On Religion and Mortality…
“…The idea that we sleep for centuries and centuries without a flicker of dream, while our bodies rot and turn to dust and the very stone marking our graves crumbles to nothing, is virtually as terrifying as annihilation. Every attempt to be specific about the afterlife, to conceive of it in even the most general detail, appalls us.”
“Not only are selves conditional but they die. Each day, we wake slightly altered, and the person we were yesterday is dead. So why, one could say, be afraid of death, when death comes all the time? It is even possible to dislike our old selves, those disposable ancestors of ours. For instance, my high-school self – skinny, scabby, giggly, gabby, frantic to be noticed, tormented enough to be a tormentor, relentlessly pushing his cartoons and posters and noisy jokes and pseudo-sophisticated poems upon the helpless high school – strikes me now as considerably obnoxious, though I owe him a lot: without his frantic ambition and insecurity I would not be sitting on (as my present home was named by others) Haven Hill.”
“For many men, work is the effective religion, a ritual occupation and inflexible orientation which permits them to imagine that the problem of their personal death has been solved. Unamuno: ‘Work is the only practical consolation for having been born.’ My own chosen career – its dispersal and multiplication of the self through publication, its daily excretion of yet more words, the eventual reifying of those words into books – certainly is a practical consolation, a kind of bicycle which, if I were ever to stop pedaling, would dump me flat on my side. Religion enables us to ignore nothingness and get on with the jobs of life.”
“Karl Barth…responding in an interview late in his life to the question about the afterlife, said he imagined it as somehow this life in review, viewed in a new light. I had not been as comforted as I wanted to be. For is it not the singularity of life that terrifies us? Is not the decisive difference between comedy and tragedy that tragedy denies us another chance? Shakespeare over and over demonstrates life’s singularity – the irrevocability of our decisions, hasty and even mad though they be. How solemn and huge and deeply pathetic our life does loom in its once-and doneness, how inexorably linear, even though our rotating, revolving planet offers us the cycles of the day and of the year to suggest that existence is intrinsically cyclical, a playful spin, and that there will always be, tomorrow morning or the next, another chance.”
On writing…
“My success was based, I felt, on a certain calculated modesty, on my cultivated fondness for exploring corners – the space beneath the Shillington dining table, where the nap of the rug was still thick; the back stairs, where the vacuum cleaner and rubber galoshes lived; the cave the wicker armchairs made when turned upside down against the rain on the porch. I had left heavily trafficked literary turfs to others and stayed in my corner of New England to give its domestic news.”

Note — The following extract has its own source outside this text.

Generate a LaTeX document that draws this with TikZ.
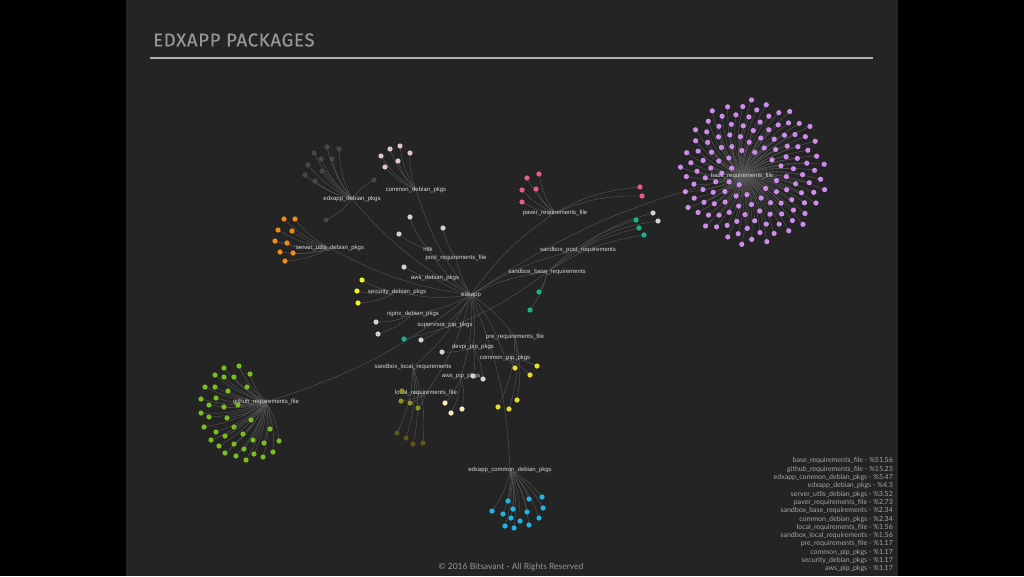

“Celebrity, even the modest sort that comes to writers, is an unhelpful exercise in self-consciousness. Celebrity is a mask that eats into the face. As soon as one is aware of being ‘somebody’ to be watched and listened to with extra interest, input ceases, and the performer goes blind and deaf in his overanimation. One can either see or be seen. Most of the best fiction is written out of early impressions, taken in before the writer became conscious of himself as a writer. “
“I envision my paternal grandfather as having been, like me, bookish and keen to stay out of harm’s way; we aspired to the clerisy, and the price that we pay, we Americans who shyly wish to live by our eyes and wits, at our desks, away from the frightening tussle of human strength and appetite and intimidation and persuasiveness, is marginality: we live chancily, on society’s crumbs in a sense, as an exchange for our exemption from the broad brawl of, to give it a name, salesmanship.”
“So writing is my sole remaining vice. It is an addiction, an illusory release, a presumptuous taming of reality, a way of expressing lightly the unbearable. That we age and leave behind this litter of dead, unrecoverable selves is both unbearable and the commonest thing in the world – it happens to everybody. In the morning light one can write breezily, without the slight acceleration of one’s pulse, about what one cannot contemplate in the dark without turning in panic to God. In the dark one truly feels that immense sliding, that turning of the vast earth into darkness and eternal cold, taking with it all the furniture and scenery, and the bright distractions and warm touches, of our lives. Even the barest earthly facts are unbearably heavy, weighted as they are with our personal death. Writing, in making the world light – in codifying, distorting, prettifying, verbalizing it – approaches blasphemy.”